#### Request
Keep only the lines of the listing that include the word "this", and copy them.

#### Data rows
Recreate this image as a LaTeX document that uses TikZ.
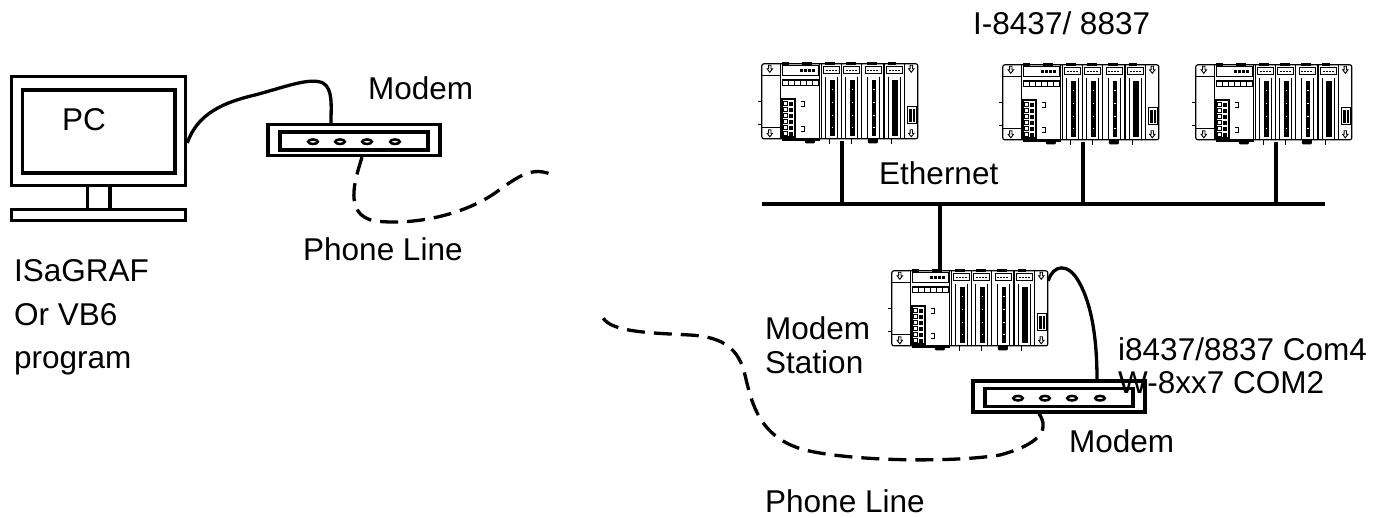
\documentclass[tikz,border=0pt]{standalone}
\usepackage{fontspec}
\setmainfont{Liberation Sans}
\begin{document}
\begin{tikzpicture}[x=1pt,y=-1pt,
  lbl/.style={anchor=base west, inner sep=0pt, font=\fontsize{31.5}{37}\selectfont},
  heavy/.style={line width=3.3pt},
  monitor/.style={draw, heavy, minimum width=174pt, minimum height=108.6pt, inner sep=0pt},
  modembox/.style={draw, heavy, minimum width=172pt, minimum height=31pt, inner sep=0pt},
  rackbox/.style={minimum width=156pt, minimum height=79pt, inner sep=0pt},
  phone/.style={heavy, dash pattern=on 18pt off 9pt},
  cable/.style={heavy},
  modemface/.pic={
    \draw[heavy] (-74,-8) rectangle (74,10);
    \foreach \u in {-41,-14,13,41}
      \draw[line width=2.5pt] (\u,1.7) ellipse [x radius=4.8, y radius=2.3];
  },
  hollowarrow/.pic={
    \draw[line width=0.9pt] (-1.2,0.5) -- (1.2,0.5) -- (1.2,4) -- (2.7,4) -- (0,7.5)
      -- (-2.7,4) -- (-1.2,4) -- cycle;
  },
  rack/.pic={
    \begin{scope}[line width=1.15pt]
      % housing
      \draw[rounded corners=2pt] (0,2) rectangle (156,77);
      % bus connectors on top, feet below
      \foreach \a/\b in {20/27,40/50,63/73,84/94,105/115,126/134}
        \fill (\a,0.2) rectangle (\b,2.8);
      \fill (20,76.5) rectangle (58,79);
      \foreach \a/\b in {43/53,106/116}
        \fill[rounded corners=1pt] (\a,76.5) rectangle (\b,81.5);
      \foreach \a in {68,90,130} \draw (\a,77) -- (\a,82);
      \draw (-4,40) -- (0,40) (-4,63) -- (0,63);
      % left end plate
      \draw (18.5,2) -- (18.5,77);
      \draw (0,14) -- (18.5,14) (0,66) -- (18.5,66);
      \pic at (8,3) {hollowarrow};
      \pic at (8,67.5) {hollowarrow};
      % CPU module
      \draw (20.5,3.5) rectangle (56.5,13.5);
      \foreach \x in {38.5,42.5,46.5,50.5}
        \fill (\x,7) rectangle (\x+3,10.5);
      \draw (20.5,17.5) rectangle (56.5,24);
      \fill (20.5,17) rectangle (56.5,19.5);
      \foreach \x in {26.5,32.5,38.5,44.5,50.5} \draw (\x,17.5) -- (\x,24);
      \draw[line width=1.8pt] (20,37.5) rectangle (33,75.5);
      \foreach \y in {40,46,52,58,64,70} {
        \draw[line width=0.9pt] (22,\y) rectangle (26,\y+4);
        \fill (27,\y) rectangle (31,\y+4);
      }
      \draw (39.5,40) -- (42.5,40) -- (42.5,44.5) -- (39.5,44.5);
      \draw (39.5,65) -- (42.5,65) -- (42.5,69.5) -- (39.5,69.5);
      \draw (58,2) -- (58,77) (60,2) -- (60,77);
      % I/O modules
      \foreach \x in {60,80,101.5} {
        \draw (\x+20,2) -- (\x+20,77);
        \draw (\x+2,5) rectangle (\x+18,12);
        \draw[line width=0.9pt, dash pattern=on 2pt off 1pt] (\x+4,8.5) -- (\x+16,8.5);
        \draw (\x+4,15) -- (\x+4,76) (\x+16,15) -- (\x+16,76);
        \fill (\x+8.3,18) rectangle (\x+12.7,74);
        \foreach \y in {27,40,53,65}
          \fill[white] (\x+9.8,\y) rectangle (\x+11.2,\y+1.6);
      }
      \draw (123,2) -- (123,77) (143,2) -- (143,77);
      \draw (125,5) rectangle (141,12);
      \draw[line width=0.9pt, dash pattern=on 2pt off 1pt] (127,8.5) -- (139,8.5);
      \draw (127,15) -- (127,76) (139,15) -- (139,76);
      \fill (130.5,18) rectangle (136.5,74);
      % right end plate
      \pic at (149.5,3) {hollowarrow};
      \pic at (149.5,67.5) {hollowarrow};
      \draw (146,45) rectangle (154.5,61.5);
      \fill (147.5,47) rectangle (153,60);
      \draw[white, line width=0.6pt] (150.2,47) -- (150.2,60);
    \end{scope}
  },
]
\useasboundingbox (0,0) rectangle (1386,518);

% ---------- PC ----------
\node[monitor] (pc) at (98.7,131) {};
\draw[heavy] (22.7,90) rectangle (175,173);
\draw[heavy] (87.7,185.3) rectangle (110,209.2);
\draw[heavy] (11.7,209.2) rectangle (185.7,220.8);
\node[lbl] (pclbl) at (62,131) {PC};

% ---------- modems ----------
\node[modembox] (mA) at (354,140) {};
\pic at (mA.center) {modemface};
\node[modembox] (mB) at (1059,396.5) {};
\pic at (mB.center) {modemface};

% ---------- controllers ----------
\node[rackbox] (r1) at (840,101.5) {};
\pic at (r1.north west) {rack};
\node[rackbox] (r2) at (1081,102.5) {};
\pic at (r2.north west) {rack};
\node[rackbox] (r3) at (1274,102.5) {};
\pic at (r3.north west) {rack};
\node[rackbox] (st) at (970,308.5) {};
\pic at (st.north west) {rack};

% ---------- Ethernet ----------
\coordinate (ethW) at (762,204);
\coordinate (ethE) at (1325,204);
\draw[heavy] (ethW) -- (ethE);
\foreach \r in {r1,r2,r3}
  \draw[heavy] ([xshift=2pt]\r.south) -- ([xshift=2pt]\r.south |- ethW);
\draw[heavy] ([xshift=-30pt]st.north) -- ([xshift=-30pt]st.north |- ethW);

% ---------- serial cables ----------
\draw[cable] ([yshift=-12pt]pc.east) .. controls +(10,-30) and (225,102) .. (255,95)
  .. controls (285,87) and (310,77) .. (323,83)
  .. controls (333,89) and (331,105) .. ([xshift=-23pt]mA.north);
\draw[cable] ([yshift=-12pt]st.north east) .. controls +(5,-16) and (1068,262) .. (1079,282)
  .. controls (1092,305) and (1097,340) .. ([xshift=38pt]mB.north);

% ---------- phone lines ----------
\coordinate (pl1end) at (550,174);
\coordinate (pl2end) at (603,318);
\draw[phone] ([xshift=8pt]mA.south) .. controls (355,180) and (343,215) .. (375,221)
  .. controls (420,226) and (468,212) .. (495,193)
  .. controls (515,179) and (530,166) .. (pl1end);
\draw[phone] ([xshift=-20pt]mB.south) .. controls (1047,425) and (1048,442) .. (1000,455)
  .. controls (950,463) and (850,461) .. (805,450)
  .. controls (760,438) and (752,405) .. (745,375)
  .. controls (739,350) and (725,337) .. (690,335)
  .. controls (650,333) and (612,332) .. (pl2end);

% ---------- labels ----------
\node[lbl] (tModemA) at (368,100) {Modem};
\node[lbl] (tIsa) at (14,282) {ISaGRAF};
\node[lbl] (tOr) at (14,326) {Or VB6};
\node[lbl] (tProg) at (14,368) {program};
\node[lbl] (tPhoneA) at (303,261) {Phone Line};
\node[lbl] (tIo) at (973,35) {I-8437/ 8837};
\node[lbl] (tEth) at (879,185) {Ethernet};
\node[lbl] (tSt1) at (765,340) {Modem};
\node[lbl] (tSt2) at (765,373) {Station};
\node[lbl] (tCom1) at (1118,360) {i8437/8837 Com4};
\node[lbl] (tCom2) at (1118,393) {W-8xx7 COM2};
\node[lbl] (tModemB) at (1069,452) {Modem};
\node[lbl] (tPhoneB) at (765,512) {Phone Line};
\end{tikzpicture}
\end{document}
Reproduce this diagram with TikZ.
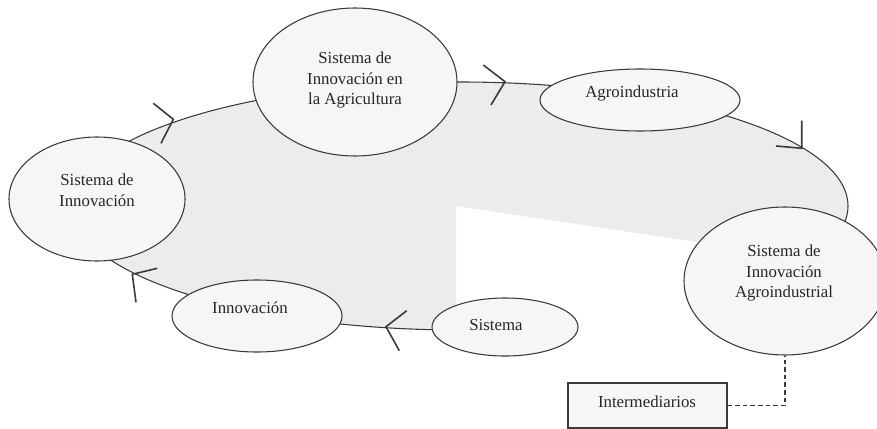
\documentclass[tikz,border=0pt]{standalone}
\usepackage{fontspec}
\setmainfont{Liberation Serif}
\usetikzlibrary{shapes.geometric}
\definecolor{linec}{HTML}{3A3A3A}
\definecolor{biggray}{HTML}{ECECEC}
\definecolor{bubfill}{HTML}{F6F6F6}
\newdimen\pxu \pxu=0.75pt
\begin{document}
\begin{tikzpicture}[x=0.75pt,y=-0.75pt,
  bub/.style={ellipse, draw=linec, fill=bubfill, line width=0.8pt, inner sep=0pt},
  lbl/.style={font=\fontsize{12.6}{15.4}\selectfont, align=center, inner sep=0pt, text=black!85},
  chev/.style={draw=linec, line width=1.2pt, line join=miter},
  box/.style={rectangle, draw=linec, fill=bubfill, line width=0.8pt, inner sep=0pt},
  conn/.style={draw=linec, line width=0.8pt, dash pattern=on 3.5pt off 2.2pt}
]
\useasboundingbox (0,0) rectangle (877,428);
\clip (0,0) rectangle (877,428);
% big gray ellipse with white cut-out
\begin{scope}
  \clip (0,0) -- (877,0) -- (877,269) -- (456,206) -- (456,440) -- (0,440) -- cycle;
  \draw[draw=linec, fill=biggray, line width=0.8pt] (460,206) ellipse [x radius=388, y radius=124];
\end{scope}
% chevrons on the cycle
\draw[chev] (153.3,103.3) -- (173.3,119.3) -- (161,143.3);
\draw[chev] (483.3,65) -- (505,81.7) -- (491,105);
\draw[chev] (801.7,120.7) -- (801.7,148.3) -- (776,146);
\draw[chev] (157.3,268.3) -- (132.3,274.3) -- (136,302.3);
\draw[chev] (406.7,310.7) -- (386,326.7) -- (399.3,350.7);
% bubbles
\node[bub, minimum width=176\pxu, minimum height=124\pxu] (sdi) at (97,199) {};
\node[bub, minimum width=204\pxu, minimum height=148\pxu] (sia) at (355,82) {};
\node[bub, minimum width=200\pxu, minimum height=62\pxu] (agro) at (640,100) {};
\node[bub, minimum width=202\pxu, minimum height=148\pxu] (sag) at (785,281) {};
\node[bub, minimum width=170\pxu, minimum height=72\pxu] (inno) at (257,316) {};
\node[bub, minimum width=146\pxu, minimum height=58\pxu] (sis) at (505,327) {};
% labels
\node[lbl] (tsdi) at (97,190) {Sistema de\\Innovación};
\node[lbl] (tsia) at (355,80) {Sistema de\\Innovación en\\la Agricultura};
\node[lbl] (tagro) at (632,93) {Agroindustria};
\node[lbl] (tsag) at (784,273) {Sistema de\\Innovación\\Agroindustrial};
\node[lbl] (tinno) at (250,308) {Innovación};
\node[lbl] (tsis) at (496,325) {Sistema};
% intermediaries
\node[box, minimum width=159\pxu, minimum height=45\pxu] (inter) at (647.5,405.5) {};
\node[lbl] (tinter) at (647,402) {Intermediarios};
\draw[conn] (inter.east) -| (sag.south);
\end{tikzpicture}
\end{document}
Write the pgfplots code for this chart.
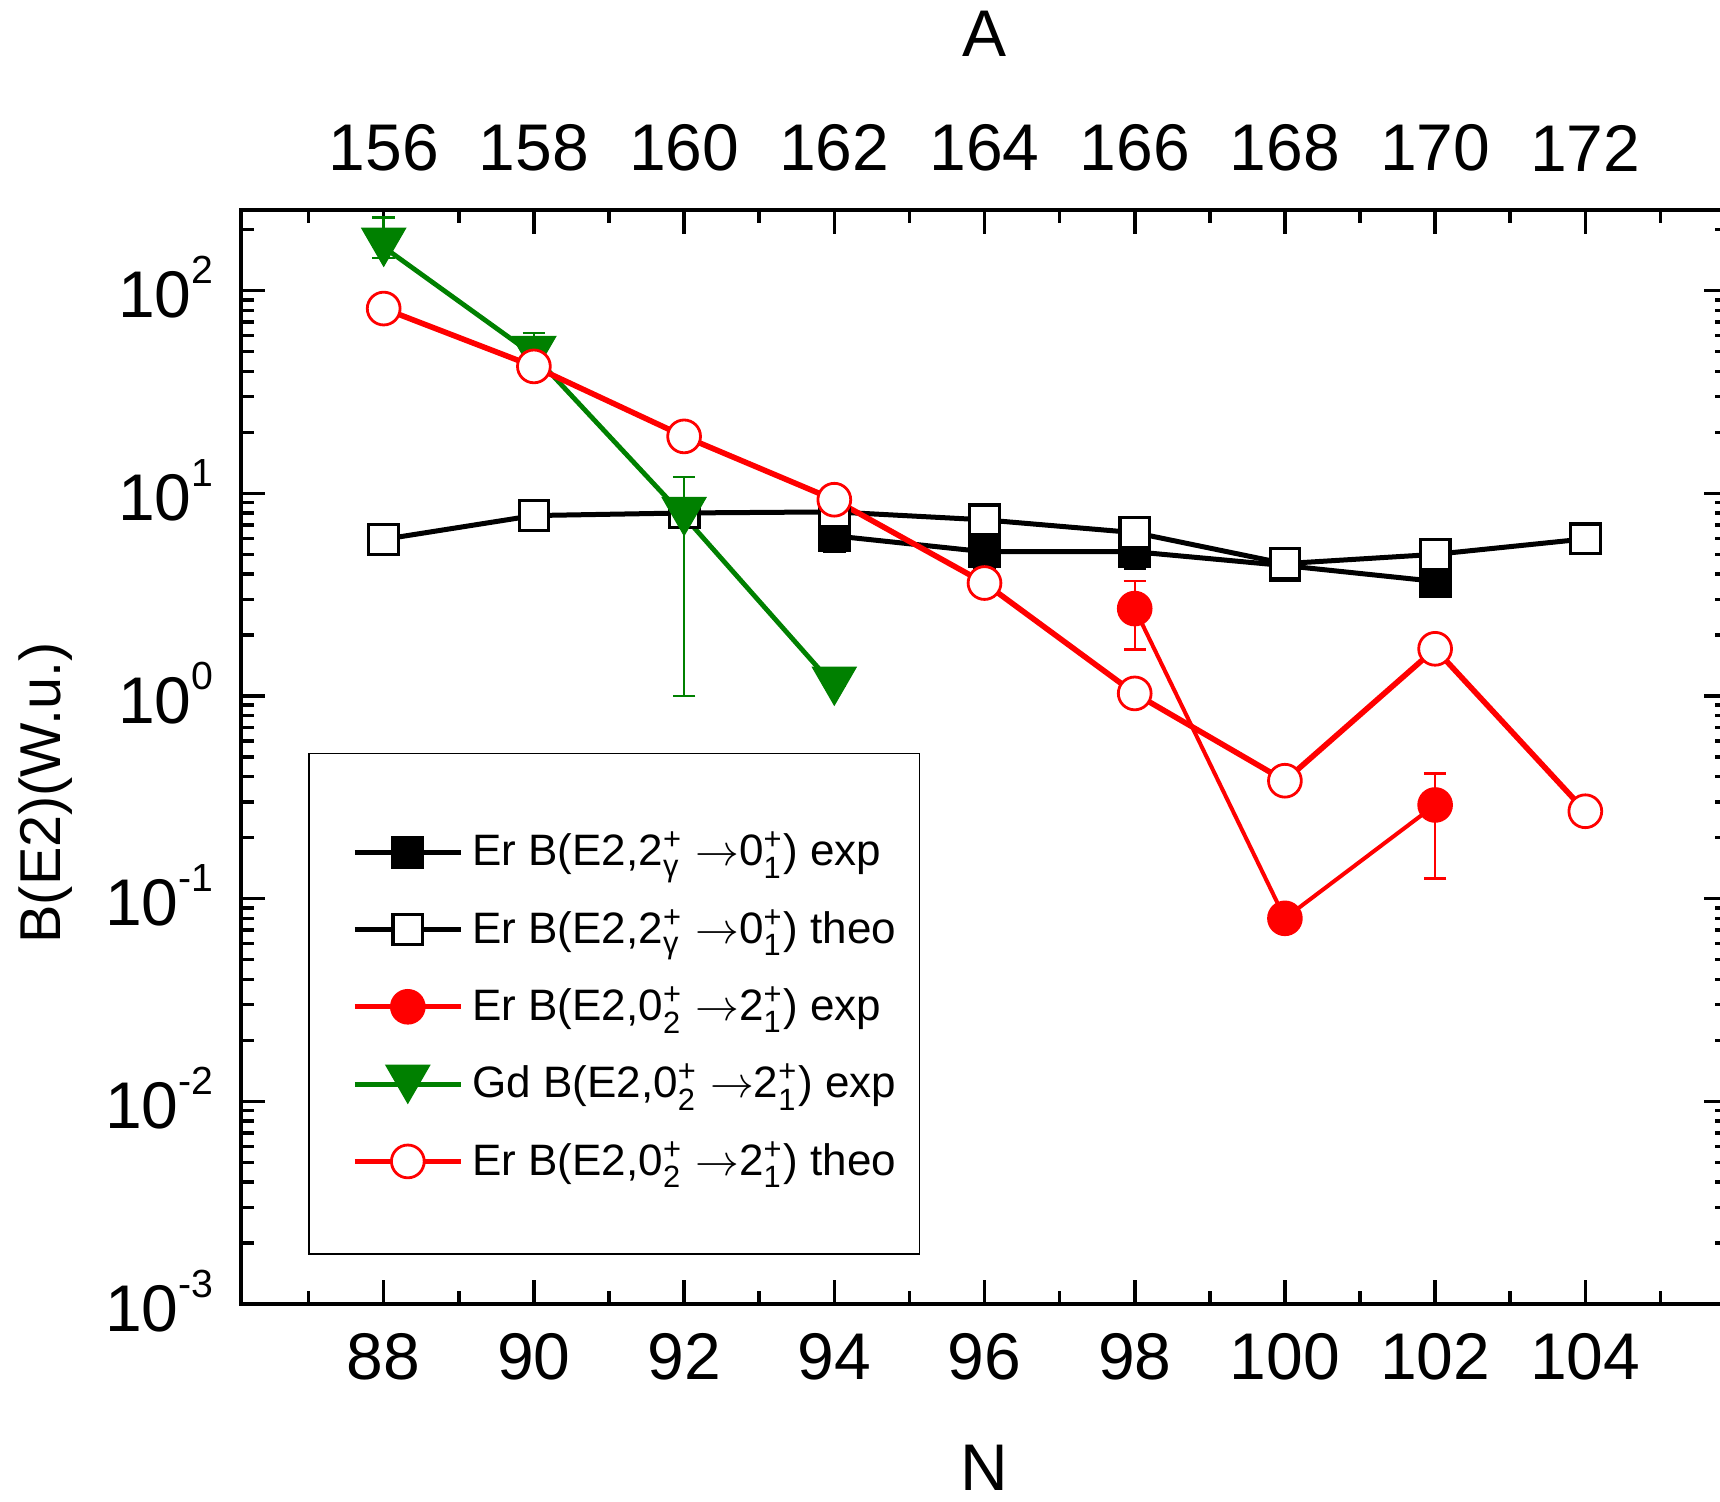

#### Exercise response
Recreate this image as a LaTeX document that uses TikZ.
Reproduce this diagram with TikZ.
Write the pgfplots code for this chart.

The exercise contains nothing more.